Materials and Indicator Preparation. Unless stated otherwise, all chemicals were purchased from the Aldrich Chemical Co. (Gillingham, Dorset, UK). The semiconductor, titanium dioxide (TiO2), was P25 provided by Degussa (Frankfurt, Germany). Degussa P25 TiO2 is a semiconductor that is commonly used in photocatalyst research. It is a white powder comprising titania particles, typically ca. 30 nm in diameter, with an 80:20 anatase: rutile crystal phase composition and an overall specific area of ca. 50 m2 g-1. All solutions were made up using doubly distilled, deionized water. All gases were provided by BOC (London, U.K.).

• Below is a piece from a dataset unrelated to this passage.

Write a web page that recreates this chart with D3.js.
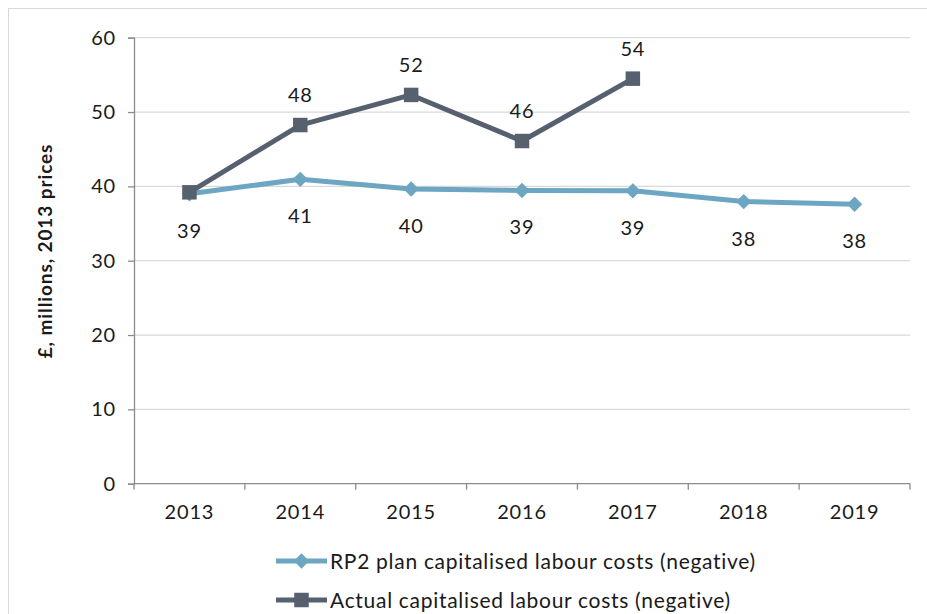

A typical example of the irreversible, reusable, UV-activated colorimetric oxygen indicator ink, used to make the indicator films reported in this work, comprised: 5 g of a 5 wt % aqueous dispersion of P25 TiO2, 1 g of a 5 wt % aqueous solution of the redox indicator dye, methylene blue (MB), 0.3 g of a mild sacrifical electron donor (SED), triethanolamine (TEOA), and 20 g of a 5 wt % aqueous solution of an encapsulating polymer, hydroxyethyl cellulose (HEC). The indicator ink components were mixed together, subjected to 3 min ultrasound from an ultrasound bath, to disperse the usually aggregated titania particles, and then stirred magnetically for 30 min to produce the final oxygen intelligence ink for casting. A typical colorimetric oxygen indicator was prepared from this ink by placing 2-3 drops (ca. 0.1 mL) on to a 22 mm diameter glass coverslip which was subsequently spun at 6000 rpm for 30 s. The final oxygen indicator film on the glass disk proved stable for over 1 year in the dark, under otherwise ambient conditions. The oxygen indicator films are blue and transparent, with absorbance maxima at 610 and 665 nm.

[Edited on 20-4-2018 by weilawei]

nezza - 21-4-2018 at 11:33

Fluorescence offers some interesting options. Europium salts fluoresce red under UV. Using a 405nm laser and Eu(III) solution the invisible beam becomes visible.